* _Task_
Your task is to copy the material exactly.

*** Given data

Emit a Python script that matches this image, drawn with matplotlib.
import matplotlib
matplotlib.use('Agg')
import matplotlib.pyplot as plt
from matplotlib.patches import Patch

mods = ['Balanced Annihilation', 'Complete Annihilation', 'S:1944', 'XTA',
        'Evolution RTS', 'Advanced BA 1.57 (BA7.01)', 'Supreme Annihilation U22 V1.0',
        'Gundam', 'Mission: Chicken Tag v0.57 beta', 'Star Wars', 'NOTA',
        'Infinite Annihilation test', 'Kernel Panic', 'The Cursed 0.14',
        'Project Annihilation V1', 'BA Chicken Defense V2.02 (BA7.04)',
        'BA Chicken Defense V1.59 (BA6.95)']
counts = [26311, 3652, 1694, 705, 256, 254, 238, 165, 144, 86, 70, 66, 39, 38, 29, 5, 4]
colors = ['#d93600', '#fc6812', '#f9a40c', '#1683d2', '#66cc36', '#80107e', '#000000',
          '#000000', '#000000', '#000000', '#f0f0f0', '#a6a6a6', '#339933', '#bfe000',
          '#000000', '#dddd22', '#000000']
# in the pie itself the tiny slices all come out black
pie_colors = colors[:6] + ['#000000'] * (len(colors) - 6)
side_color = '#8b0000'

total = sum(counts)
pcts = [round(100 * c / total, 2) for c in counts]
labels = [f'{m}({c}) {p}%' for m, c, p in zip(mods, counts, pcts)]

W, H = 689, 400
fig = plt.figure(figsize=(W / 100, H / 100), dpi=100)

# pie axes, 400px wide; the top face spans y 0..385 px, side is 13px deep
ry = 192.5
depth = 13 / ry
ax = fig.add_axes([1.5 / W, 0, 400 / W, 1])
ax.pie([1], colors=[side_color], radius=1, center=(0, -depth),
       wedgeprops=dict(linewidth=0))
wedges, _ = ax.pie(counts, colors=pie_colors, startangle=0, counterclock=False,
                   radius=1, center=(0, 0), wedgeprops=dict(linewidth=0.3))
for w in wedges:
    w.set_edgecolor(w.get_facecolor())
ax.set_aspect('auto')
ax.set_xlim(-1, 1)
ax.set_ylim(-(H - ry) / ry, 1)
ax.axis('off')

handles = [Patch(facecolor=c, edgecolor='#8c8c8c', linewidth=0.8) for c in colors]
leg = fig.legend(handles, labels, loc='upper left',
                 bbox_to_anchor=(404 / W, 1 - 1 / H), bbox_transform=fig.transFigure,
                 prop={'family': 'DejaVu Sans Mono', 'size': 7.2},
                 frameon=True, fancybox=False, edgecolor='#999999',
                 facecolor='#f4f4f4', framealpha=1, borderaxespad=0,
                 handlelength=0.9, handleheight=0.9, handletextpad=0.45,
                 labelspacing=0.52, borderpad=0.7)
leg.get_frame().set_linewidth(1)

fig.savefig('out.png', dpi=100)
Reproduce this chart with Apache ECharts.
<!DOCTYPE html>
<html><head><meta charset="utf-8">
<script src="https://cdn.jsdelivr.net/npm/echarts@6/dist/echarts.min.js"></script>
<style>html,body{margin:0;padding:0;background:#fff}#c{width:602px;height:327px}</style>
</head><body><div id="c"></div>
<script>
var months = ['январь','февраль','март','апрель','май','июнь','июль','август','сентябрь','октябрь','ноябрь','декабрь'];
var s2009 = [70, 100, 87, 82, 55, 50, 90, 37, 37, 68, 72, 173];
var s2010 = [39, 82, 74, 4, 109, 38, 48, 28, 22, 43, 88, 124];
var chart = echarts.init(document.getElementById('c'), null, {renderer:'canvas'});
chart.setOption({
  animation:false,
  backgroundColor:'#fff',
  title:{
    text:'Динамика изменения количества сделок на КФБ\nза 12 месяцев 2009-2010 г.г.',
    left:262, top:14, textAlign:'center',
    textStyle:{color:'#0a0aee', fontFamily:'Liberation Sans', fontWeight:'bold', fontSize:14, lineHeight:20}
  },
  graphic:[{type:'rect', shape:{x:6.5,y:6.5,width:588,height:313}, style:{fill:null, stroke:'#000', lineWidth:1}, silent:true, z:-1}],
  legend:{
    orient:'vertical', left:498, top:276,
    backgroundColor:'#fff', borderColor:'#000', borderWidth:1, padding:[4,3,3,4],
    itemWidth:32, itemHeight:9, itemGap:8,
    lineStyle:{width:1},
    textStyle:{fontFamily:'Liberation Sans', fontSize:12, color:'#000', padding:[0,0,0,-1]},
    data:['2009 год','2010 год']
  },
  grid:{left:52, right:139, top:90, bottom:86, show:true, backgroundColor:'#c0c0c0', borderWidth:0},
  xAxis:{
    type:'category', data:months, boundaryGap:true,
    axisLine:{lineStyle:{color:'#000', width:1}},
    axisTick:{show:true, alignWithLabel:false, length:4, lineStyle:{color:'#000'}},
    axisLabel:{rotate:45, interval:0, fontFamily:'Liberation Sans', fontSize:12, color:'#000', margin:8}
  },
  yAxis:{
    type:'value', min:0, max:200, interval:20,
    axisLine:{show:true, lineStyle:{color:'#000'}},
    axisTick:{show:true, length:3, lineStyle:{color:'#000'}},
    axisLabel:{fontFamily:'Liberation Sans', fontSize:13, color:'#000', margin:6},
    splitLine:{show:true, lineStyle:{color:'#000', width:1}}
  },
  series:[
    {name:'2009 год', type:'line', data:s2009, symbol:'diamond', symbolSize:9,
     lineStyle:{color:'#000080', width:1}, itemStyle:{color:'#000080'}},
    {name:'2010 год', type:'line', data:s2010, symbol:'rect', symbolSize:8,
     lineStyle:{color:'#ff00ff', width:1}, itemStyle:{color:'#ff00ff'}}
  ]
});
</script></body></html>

******

* _Answer to the problem_
Emit a Python script that matches this image, drawn with matplotlib.
import matplotlib
matplotlib.use('Agg')
import matplotlib.pyplot as plt
from matplotlib.patches import Patch

mods = ['Balanced Annihilation', 'Complete Annihilation', 'S:1944', 'XTA',
        'Evolution RTS', 'Advanced BA 1.57 (BA7.01)', 'Supreme Annihilation U22 V1.0',
        'Gundam', 'Mission: Chicken Tag v0.57 beta', 'Star Wars', 'NOTA',
        'Infinite Annihilation test', 'Kernel Panic', 'The Cursed 0.14',
        'Project Annihilation V1', 'BA Chicken Defense V2.02 (BA7.04)',
        'BA Chicken Defense V1.59 (BA6.95)']
counts = [26311, 3652, 1694, 705, 256, 254, 238, 165, 144, 86, 70, 66, 39, 38, 29, 5, 4]
colors = ['#d93600', '#fc6812', '#f9a40c', '#1683d2', '#66cc36', '#80107e', '#000000',
          '#000000', '#000000', '#000000', '#f0f0f0', '#a6a6a6', '#339933', '#bfe000',
          '#000000', '#dddd22', '#000000']
# in the pie itself the tiny slices all come out black
pie_colors = colors[:6] + ['#000000'] * (len(colors) - 6)
side_color = '#8b0000'

total = sum(counts)
pcts = [round(100 * c / total, 2) for c in counts]
labels = [f'{m}({c}) {p}%' for m, c, p in zip(mods, counts, pcts)]

W, H = 689, 400
fig = plt.figure(figsize=(W / 100, H / 100), dpi=100)

# pie axes, 400px wide; the top face spans y 0..385 px, side is 13px deep
ry = 192.5
depth = 13 / ry
ax = fig.add_axes([1.5 / W, 0, 400 / W, 1])
ax.pie([1], colors=[side_color], radius=1, center=(0, -depth),
       wedgeprops=dict(linewidth=0))
wedges, _ = ax.pie(counts, colors=pie_colors, startangle=0, counterclock=False,
                   radius=1, center=(0, 0), wedgeprops=dict(linewidth=0.3))
for w in wedges:
    w.set_edgecolor(w.get_facecolor())
ax.set_aspect('auto')
ax.set_xlim(-1, 1)
ax.set_ylim(-(H - ry) / ry, 1)
ax.axis('off')

handles = [Patch(facecolor=c, edgecolor='#8c8c8c', linewidth=0.8) for c in colors]
leg = fig.legend(handles, labels, loc='upper left',
                 bbox_to_anchor=(404 / W, 1 - 1 / H), bbox_transform=fig.transFigure,
                 prop={'family': 'DejaVu Sans Mono', 'size': 7.2},
                 frameon=True, fancybox=False, edgecolor='#999999',
                 facecolor='#f4f4f4', framealpha=1, borderaxespad=0,
                 handlelength=0.9, handleheight=0.9, handletextpad=0.45,
                 labelspacing=0.52, borderpad=0.7)
leg.get_frame().set_linewidth(1)

fig.savefig('out.png', dpi=100)
Reproduce this chart with Apache ECharts.
<!DOCTYPE html>
<html><head><meta charset="utf-8">
<script src="https://cdn.jsdelivr.net/npm/echarts@6/dist/echarts.min.js"></script>
<style>html,body{margin:0;padding:0;background:#fff}#c{width:602px;height:327px}</style>
</head><body><div id="c"></div>
<script>
var months = ['январь','февраль','март','апрель','май','июнь','июль','август','сентябрь','октябрь','ноябрь','декабрь'];
var s2009 = [70, 100, 87, 82, 55, 50, 90, 37, 37, 68, 72, 173];
var s2010 = [39, 82, 74, 4, 109, 38, 48, 28, 22, 43, 88, 124];
var chart = echarts.init(document.getElementById('c'), null, {renderer:'canvas'});
chart.setOption({
  animation:false,
  backgroundColor:'#fff',
  title:{
    text:'Динамика изменения количества сделок на КФБ\nза 12 месяцев 2009-2010 г.г.',
    left:262, top:14, textAlign:'center',
    textStyle:{color:'#0a0aee', fontFamily:'Liberation Sans', fontWeight:'bold', fontSize:14, lineHeight:20}
  },
  graphic:[{type:'rect', shape:{x:6.5,y:6.5,width:588,height:313}, style:{fill:null, stroke:'#000', lineWidth:1}, silent:true, z:-1}],
  legend:{
    orient:'vertical', left:498, top:276,
    backgroundColor:'#fff', borderColor:'#000', borderWidth:1, padding:[4,3,3,4],
    itemWidth:32, itemHeight:9, itemGap:8,
    lineStyle:{width:1},
    textStyle:{fontFamily:'Liberation Sans', fontSize:12, color:'#000', padding:[0,0,0,-1]},
    data:['2009 год','2010 год']
  },
  grid:{left:52, right:139, top:90, bottom:86, show:true, backgroundColor:'#c0c0c0', borderWidth:0},
  xAxis:{
    type:'category', data:months, boundaryGap:true,
    axisLine:{lineStyle:{color:'#000', width:1}},
    axisTick:{show:true, alignWithLabel:false, length:4, lineStyle:{color:'#000'}},
    axisLabel:{rotate:45, interval:0, fontFamily:'Liberation Sans', fontSize:12, color:'#000', margin:8}
  },
  yAxis:{
    type:'value', min:0, max:200, interval:20,
    axisLine:{show:true, lineStyle:{color:'#000'}},
    axisTick:{show:true, length:3, lineStyle:{color:'#000'}},
    axisLabel:{fontFamily:'Liberation Sans', fontSize:13, color:'#000', margin:6},
    splitLine:{show:true, lineStyle:{color:'#000', width:1}}
  },
  series:[
    {name:'2009 год', type:'line', data:s2009, symbol:'diamond', symbolSize:9,
     lineStyle:{color:'#000080', width:1}, itemStyle:{color:'#000080'}},
    {name:'2010 год', type:'line', data:s2010, symbol:'rect', symbolSize:8,
     lineStyle:{color:'#ff00ff', width:1}, itemStyle:{color:'#ff00ff'}}
  ]
});
</script></body></html>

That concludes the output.